◆ Exercise task ◆
Your answer is a single number: the count of lines that contain the string "this".

◆ Supplied material ◆

━━━━━━━━

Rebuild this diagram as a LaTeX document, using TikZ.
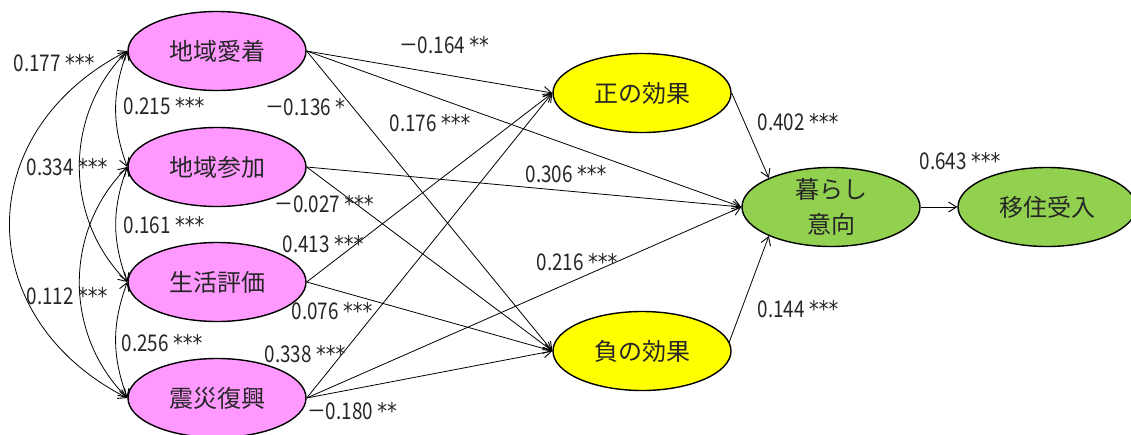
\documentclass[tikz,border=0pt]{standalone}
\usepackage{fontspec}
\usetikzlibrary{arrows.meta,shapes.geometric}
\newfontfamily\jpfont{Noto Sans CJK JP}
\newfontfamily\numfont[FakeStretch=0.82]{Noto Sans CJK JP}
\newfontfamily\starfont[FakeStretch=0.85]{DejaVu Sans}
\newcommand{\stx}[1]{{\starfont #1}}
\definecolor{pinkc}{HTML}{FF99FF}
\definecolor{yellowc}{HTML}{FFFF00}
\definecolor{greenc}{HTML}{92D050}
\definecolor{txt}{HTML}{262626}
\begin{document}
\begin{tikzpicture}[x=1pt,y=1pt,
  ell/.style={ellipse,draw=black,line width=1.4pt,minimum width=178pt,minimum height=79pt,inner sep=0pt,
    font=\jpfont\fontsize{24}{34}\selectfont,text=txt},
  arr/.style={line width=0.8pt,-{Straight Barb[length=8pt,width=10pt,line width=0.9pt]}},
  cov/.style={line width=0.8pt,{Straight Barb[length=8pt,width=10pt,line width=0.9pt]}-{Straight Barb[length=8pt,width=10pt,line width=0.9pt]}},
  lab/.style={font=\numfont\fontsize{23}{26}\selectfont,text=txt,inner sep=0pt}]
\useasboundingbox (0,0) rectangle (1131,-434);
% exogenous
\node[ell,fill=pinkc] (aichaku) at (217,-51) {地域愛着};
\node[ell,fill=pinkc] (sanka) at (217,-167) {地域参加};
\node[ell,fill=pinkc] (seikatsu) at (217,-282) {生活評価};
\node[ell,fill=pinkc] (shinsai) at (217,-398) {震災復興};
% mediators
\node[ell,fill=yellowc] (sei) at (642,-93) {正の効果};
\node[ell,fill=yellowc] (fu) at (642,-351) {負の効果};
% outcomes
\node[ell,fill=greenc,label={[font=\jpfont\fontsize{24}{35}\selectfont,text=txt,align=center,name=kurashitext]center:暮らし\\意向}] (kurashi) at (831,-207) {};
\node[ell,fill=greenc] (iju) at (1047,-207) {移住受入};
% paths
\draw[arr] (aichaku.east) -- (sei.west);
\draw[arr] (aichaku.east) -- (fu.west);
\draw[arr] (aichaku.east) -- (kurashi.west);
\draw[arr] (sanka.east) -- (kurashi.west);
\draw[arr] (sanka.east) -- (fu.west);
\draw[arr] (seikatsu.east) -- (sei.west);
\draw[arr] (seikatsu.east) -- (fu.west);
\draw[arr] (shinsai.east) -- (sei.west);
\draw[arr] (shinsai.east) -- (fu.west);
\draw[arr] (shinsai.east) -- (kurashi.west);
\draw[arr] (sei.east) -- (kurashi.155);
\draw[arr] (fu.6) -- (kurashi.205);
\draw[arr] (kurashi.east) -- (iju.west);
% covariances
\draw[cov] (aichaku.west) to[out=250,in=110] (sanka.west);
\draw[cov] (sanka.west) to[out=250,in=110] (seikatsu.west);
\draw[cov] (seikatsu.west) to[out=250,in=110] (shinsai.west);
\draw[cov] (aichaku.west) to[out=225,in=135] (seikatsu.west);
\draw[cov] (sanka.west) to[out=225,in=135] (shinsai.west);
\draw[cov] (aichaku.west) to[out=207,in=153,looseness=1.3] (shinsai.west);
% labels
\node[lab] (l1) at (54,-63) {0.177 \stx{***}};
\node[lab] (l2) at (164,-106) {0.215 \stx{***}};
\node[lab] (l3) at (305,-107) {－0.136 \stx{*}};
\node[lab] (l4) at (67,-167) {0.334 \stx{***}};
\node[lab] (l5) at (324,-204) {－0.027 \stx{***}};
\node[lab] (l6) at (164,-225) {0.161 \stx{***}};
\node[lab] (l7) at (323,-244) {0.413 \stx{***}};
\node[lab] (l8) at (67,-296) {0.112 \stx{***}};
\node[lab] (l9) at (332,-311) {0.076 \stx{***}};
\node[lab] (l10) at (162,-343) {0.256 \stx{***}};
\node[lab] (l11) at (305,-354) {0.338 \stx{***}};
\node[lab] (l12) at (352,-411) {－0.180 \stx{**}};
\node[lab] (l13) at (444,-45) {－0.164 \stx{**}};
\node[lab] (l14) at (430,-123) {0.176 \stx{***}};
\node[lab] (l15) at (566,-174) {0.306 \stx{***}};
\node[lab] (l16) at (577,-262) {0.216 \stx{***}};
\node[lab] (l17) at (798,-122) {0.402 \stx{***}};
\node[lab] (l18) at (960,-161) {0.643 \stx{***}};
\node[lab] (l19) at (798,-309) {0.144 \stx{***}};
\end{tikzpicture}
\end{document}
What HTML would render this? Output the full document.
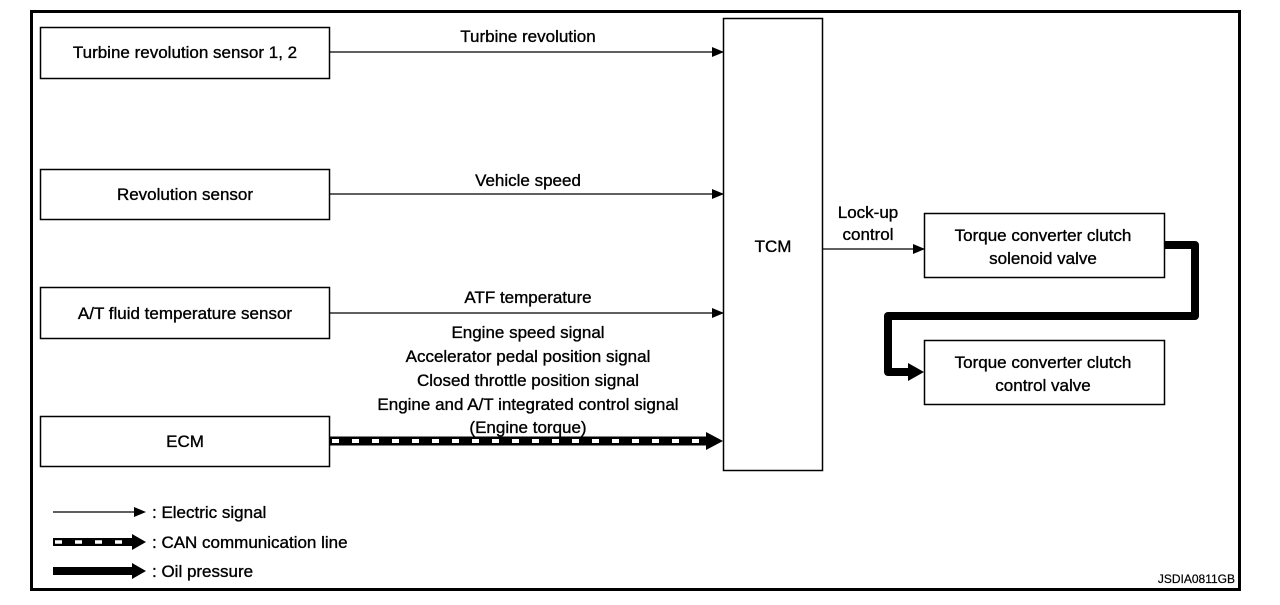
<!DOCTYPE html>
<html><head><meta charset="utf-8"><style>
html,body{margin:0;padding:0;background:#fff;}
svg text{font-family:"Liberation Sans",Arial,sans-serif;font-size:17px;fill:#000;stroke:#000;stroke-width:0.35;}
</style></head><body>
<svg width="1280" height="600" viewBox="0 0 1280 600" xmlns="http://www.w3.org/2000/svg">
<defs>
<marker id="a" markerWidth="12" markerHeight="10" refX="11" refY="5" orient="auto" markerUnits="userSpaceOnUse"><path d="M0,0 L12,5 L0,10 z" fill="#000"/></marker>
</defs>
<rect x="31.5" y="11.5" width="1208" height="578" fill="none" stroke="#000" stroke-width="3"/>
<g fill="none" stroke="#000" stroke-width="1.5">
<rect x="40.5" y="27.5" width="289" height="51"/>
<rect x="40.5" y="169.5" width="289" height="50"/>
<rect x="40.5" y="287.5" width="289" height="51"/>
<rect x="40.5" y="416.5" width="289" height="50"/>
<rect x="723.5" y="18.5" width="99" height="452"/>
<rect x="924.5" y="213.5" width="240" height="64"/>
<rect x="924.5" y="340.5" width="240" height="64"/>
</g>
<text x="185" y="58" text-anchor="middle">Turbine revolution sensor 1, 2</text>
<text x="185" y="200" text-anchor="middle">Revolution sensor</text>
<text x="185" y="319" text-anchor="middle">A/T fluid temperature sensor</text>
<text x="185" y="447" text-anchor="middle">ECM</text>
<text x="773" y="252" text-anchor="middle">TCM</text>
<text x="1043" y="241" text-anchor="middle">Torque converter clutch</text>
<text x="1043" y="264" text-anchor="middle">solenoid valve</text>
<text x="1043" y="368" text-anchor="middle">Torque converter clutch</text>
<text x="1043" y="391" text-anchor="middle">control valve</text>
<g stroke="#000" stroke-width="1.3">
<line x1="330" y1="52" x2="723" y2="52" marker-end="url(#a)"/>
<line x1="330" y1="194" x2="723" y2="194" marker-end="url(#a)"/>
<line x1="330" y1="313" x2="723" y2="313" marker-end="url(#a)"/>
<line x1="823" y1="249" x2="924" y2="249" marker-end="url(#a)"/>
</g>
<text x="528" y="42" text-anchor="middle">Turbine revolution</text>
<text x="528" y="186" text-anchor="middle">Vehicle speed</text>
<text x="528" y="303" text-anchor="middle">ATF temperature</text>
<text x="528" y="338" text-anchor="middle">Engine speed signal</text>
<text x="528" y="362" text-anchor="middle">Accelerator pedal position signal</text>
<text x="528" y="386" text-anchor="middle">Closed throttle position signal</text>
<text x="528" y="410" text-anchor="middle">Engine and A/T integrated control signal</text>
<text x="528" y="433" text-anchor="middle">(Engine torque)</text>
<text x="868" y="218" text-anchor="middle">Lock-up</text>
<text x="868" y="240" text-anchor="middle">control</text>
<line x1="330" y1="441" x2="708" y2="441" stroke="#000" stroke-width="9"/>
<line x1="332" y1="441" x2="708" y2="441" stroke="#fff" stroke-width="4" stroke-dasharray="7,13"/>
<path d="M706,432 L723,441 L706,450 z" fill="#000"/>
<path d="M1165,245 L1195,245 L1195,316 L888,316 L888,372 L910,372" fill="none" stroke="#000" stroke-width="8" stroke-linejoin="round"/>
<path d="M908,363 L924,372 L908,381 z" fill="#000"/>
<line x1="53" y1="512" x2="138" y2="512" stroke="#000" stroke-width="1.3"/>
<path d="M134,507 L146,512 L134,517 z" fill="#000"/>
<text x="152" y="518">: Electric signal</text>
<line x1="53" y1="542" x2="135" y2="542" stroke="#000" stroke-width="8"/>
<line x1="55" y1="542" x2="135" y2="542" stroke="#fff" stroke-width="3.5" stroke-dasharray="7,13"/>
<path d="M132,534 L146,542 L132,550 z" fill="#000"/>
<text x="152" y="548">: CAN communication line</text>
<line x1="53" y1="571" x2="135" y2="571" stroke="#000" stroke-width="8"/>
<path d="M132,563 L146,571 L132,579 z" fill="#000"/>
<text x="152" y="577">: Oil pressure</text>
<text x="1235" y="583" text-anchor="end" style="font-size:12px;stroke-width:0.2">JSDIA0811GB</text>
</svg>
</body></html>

━━━━━━━━

◆ Correct output ◆
2